Sampai sekarang, rokok masih menjadi masalah yang besar di Indonesia. Tak hanya di kalangan masyarakat saja, di kalangan pejabat pemerintahan pun masih ada yang meragukan bahaya rokok bagi kesehatan. Buktinya, draft RPP Pengendalian Tembakau hingga saat ini belum juga diteken oleh Presiden.
"Kami banyak mengajukan argumen kesehatan yang tak terlalu mendapat perhatian di negeri ini. Maka kami sekarang mulai menggunakan argumen ekonomi dan transaksional," kata prof dr Hasbullah Thabrany, MPH, guru besar fakultas kesehatan masyarakat UI dalam acara konferensi pers yang diselenggarakan Komnas Pengendalian Tembakau di kantor Sekretariat IDI (Ikatan Dokter Indonesia), Senin (17/9/2012).
Prof Hasbullah menjelaskan, masyarakat seringkali terjebak dengan jargon yang membolak-balikkan fakta seolah RPP Pengendalian Tembakau akan merugikan petani dan menutup banyak lapangan kerja. Padahal dengan disahkannya peraturan mengenai pengendalian tembakau, pabrik rokok tak akan tutup.
"Pada tahun 2010, kita telah membuat analisis bahwa kerugian yang kita tanggung akibat merokok secara makro adalah sebanyak Rp 245 Trilun. Dari segi jumlah, Indonesia merupakan negara dengan pria perokok aktif terbanyak di dunia. Namun untuk pria dan wanita yang perokok aktif, Rusia masih yang tertinggi," kata dr Suwarta Kosen, MPH, koordinator Puslitbang Kemenkes RI.
Di kalangan masyarakat sendiri, diperkirakan sebanyak Rp 180 triliun uang dikeluarkan untuk membeli rokok tahun ini. Ironisnya, yang kebanyakan mengkonsumsi rokok adalah orang-orang miskin. Bahkan orang-orang ini mengalokasikan uangnya untuk rokok melebihi anggaran untuk makan.

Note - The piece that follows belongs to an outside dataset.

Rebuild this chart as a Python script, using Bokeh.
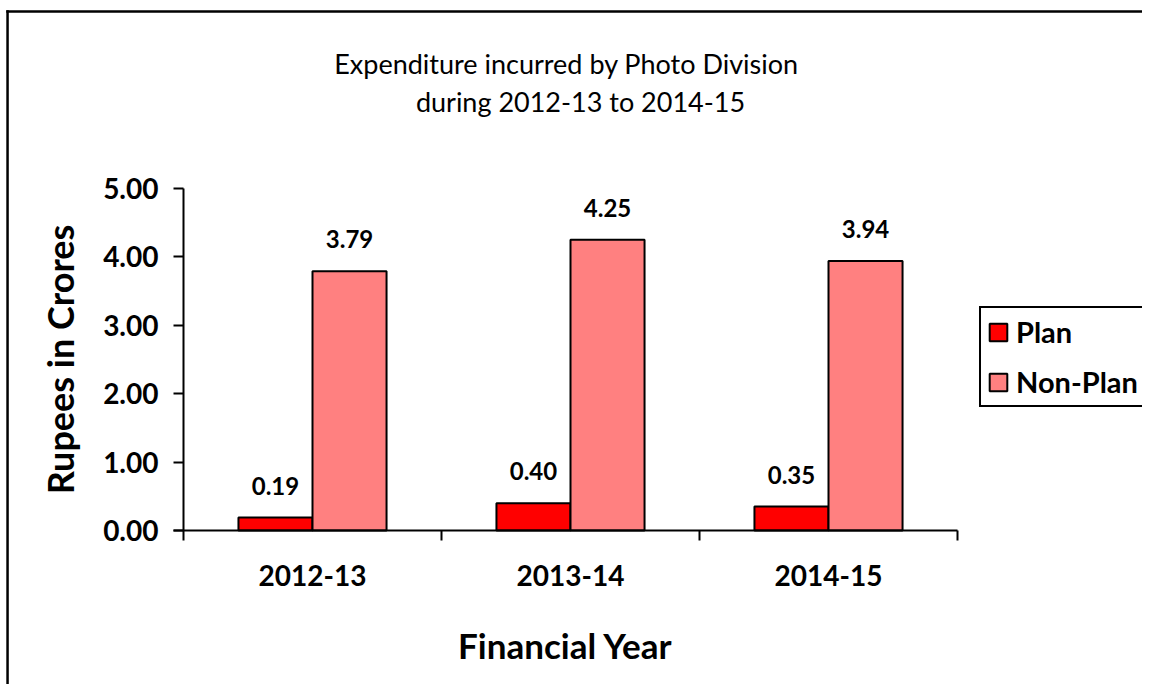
from bokeh.plotting import figure
from bokeh.models import (ColumnDataSource, FixedTicker, LabelSet, Label, Legend,
                          LegendItem, BoxAnnotation, Range1d)
from bokeh.core.properties import value
from bokeh.embed import file_html
from bokeh.resources import INLINE

years = ["2012-13", "2013-14", "2014-15"]
plan = [0.19, 0.40, 0.35]
non_plan = [3.79, 4.25, 3.94]
y_ticks = [0, 1, 2, 3, 4, 5]

FONT = "Lato"
BAR_W = 0.287
OFF = 0.1435

W, H = 1142, 684
# pixel geometry of the plotting area (axes drawn at fixed locations)
X0_PX, X_UNIT = 183.0, 258.0      # x=0 position, px per category
Y0_PX, Y_UNIT = 530.0, 68.4       # y=0 position, px per unit

def dx(px):
    return (px - X0_PX) / X_UNIT

def dy(py):
    return (Y0_PX - py) / Y_UNIT

idx = list(range(len(years)))
src_plan = ColumnDataSource(dict(x=[i + 0.5 - OFF for i in idx], top=plan,
                                 lab=["%.2f" % v for v in plan]))
src_np = ColumnDataSource(dict(x=[i + 0.5 + OFF for i in idx], top=non_plan,
                               lab=["%.2f" % v for v in non_plan]))

p = figure(width=W, height=H, output_backend="svg", toolbar_location=None,
           x_range=Range1d(dx(0), dx(W)), y_range=Range1d(dy(H), dy(0)),
           min_border=0)
p.outline_line_color = None
p.xgrid.visible = False
p.ygrid.visible = False
p.background_fill_color = "white"
p.border_fill_color = "white"

# chart-area border: thin filled strips along the left and top edges
p.add_layout(BoxAnnotation(left=dx(5.8), right=dx(W), top=dy(9.8), bottom=dy(12.3),
                           fill_color="black", fill_alpha=1, line_color=None,
                           level="underlay"))
p.add_layout(BoxAnnotation(left=dx(5.8), right=dx(8.3), top=dy(9.8), bottom=dy(H),
                           fill_color="black", fill_alpha=1, line_color=None,
                           level="underlay"))

r1 = p.vbar(x="x", top="top", width=BAR_W, bottom=0, source=src_plan,
            fill_color="#FF0000", line_color="black", line_width=2)
r2 = p.vbar(x="x", top="top", width=BAR_W, bottom=0, source=src_np,
            fill_color="#FF8080", line_color="black", line_width=2)

for s in (src_plan, src_np):
    p.add_layout(LabelSet(x="x", y="top", text="lab", source=s, y_offset=23,
                          text_align="center", text_baseline="alphabetic",
                          text_font=value(FONT), text_font_style="bold",
                          text_font_size="24px", text_color="black"))

# y axis
ya = p.yaxis[0]
ya.fixed_location = 0
ya.bounds = (0, 5)
ya.ticker = FixedTicker(ticks=y_ticks)
ya.major_label_overrides = {t: "%.2f" % t for t in y_ticks}
ya.major_tick_out = 10
ya.major_tick_in = 0
ya.minor_tick_line_color = None
ya.axis_line_width = 2
ya.major_tick_line_width = 2
ya.axis_line_color = "black"
ya.major_tick_line_color = "black"
ya.major_label_text_font = FONT
ya.major_label_text_font_style = "bold"
ya.major_label_text_font_size = "28px"
ya.major_label_text_color = "black"
ya.major_label_standoff = 15
ya.axis_label = "Rupees in Crores"
ya.axis_label_text_font = FONT
ya.axis_label_text_font_style = "bold"
ya.axis_label_text_font_size = "36px"
ya.axis_label_text_color = "black"
ya.axis_label_standoff = 18

# x axis
xa = p.xaxis[0]
xa.fixed_location = 0
xa.bounds = (dx(173), len(years))
centers = [i + 0.5 for i in idx]
xa.ticker = FixedTicker(ticks=centers, minor_ticks=list(range(len(years) + 1)))
xa.major_label_overrides = {c: y for c, y in zip(centers, years)}
xa.major_tick_line_color = None
xa.major_tick_out = 0
xa.major_tick_in = 0
xa.minor_tick_out = 10
xa.minor_tick_in = 0
xa.minor_tick_line_color = "black"
xa.minor_tick_line_width = 2
xa.axis_line_width = 2
xa.axis_line_color = "black"
xa.major_label_text_font = FONT
xa.major_label_text_font_style = "bold"
xa.major_label_text_font_size = "28px"
xa.major_label_text_color = "black"
xa.major_label_standoff = 24
xa.axis_label = "Financial Year"
xa.axis_label_text_font = FONT
xa.axis_label_text_font_style = "bold"
xa.axis_label_text_font_size = "35px"
xa.axis_label_text_color = "black"
xa.axis_label_standoff = 35

# title (two centred lines)
p.add_layout(Label(x=dx(566), y=dy(63), text="Expenditure incurred by Photo Division",
                   text_align="center", text_baseline="alphabetic",
                   text_font=FONT, text_font_size="27px", text_color="black"))
p.add_layout(Label(x=dx(580), y=dy(101), text="during 2012-13 to 2014-15",
                   text_align="center", text_baseline="alphabetic",
                   text_font=FONT, text_font_size="27px", text_color="black"))

legend = Legend(items=[LegendItem(label="Plan", renderers=[r1]),
                       LegendItem(label="Non-Plan", renderers=[r2])],
                location=(979, H - 407), padding=6, spacing=15, margin=0,
                glyph_width=22, glyph_height=22, label_standoff=7,
                label_width=150, label_height=22,
                label_text_font=FONT, label_text_font_style="bold",
                label_text_font_size="29px", label_text_color="black",
                border_line_color="black", border_line_width=2,
                border_line_alpha=1,
                background_fill_color="white", background_fill_alpha=1)
p.add_layout(legend, "center")

open("out.html", "w").write(file_html(p, INLINE))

Prof Hisbullah menegaskan bahwa memang 3 orang terkaya di Indonesia adalah pengusaha rokok. Namun yang menyumbang sebagian besar kekayaannya tersebut adalah orang-orang miskin yang kecanduan rokok.
"Saya tahu persis perusahaan rokok sudah siap untuk meninggalkan industri rokok, tapi mereka memanfaatkan situasi. Petani juga bisa mengganti tanamannya dengan tanaman lain yang lebih menghasilkan dibanding tembakau. Hanya 20% petani atau sekitar 600.000 orang petani saja yang betul-betul tergantung hidupnya pada tembakau," tutur Prof Hasbullah.
Sebagai contoh sukses, Prof Hasbullah lantas menyebutkan petani di Republik Rakyat China yang telah banyak beralih dari tembakau ke bawang putih yang ternyata lebih menguntungkan.
Dalam sebuah survei yang dilakukan oleh Prof Hasbullah di 3 provinsi penghasil tembakau, ia menemukan bahwa rata-rata petani hanya mendapat pendapatan sekitar Rp 1,5 juta per bulan dari bertanam tembakau. Padahal kebutuhan impor Indonesia 2 kali lebih banyak ketimbang tembakau yang diekspor. Artinya, yang diuntungkan justru negara-negara yang menghasilkan tembakau namun dilarang berjualan rokok di negaranya.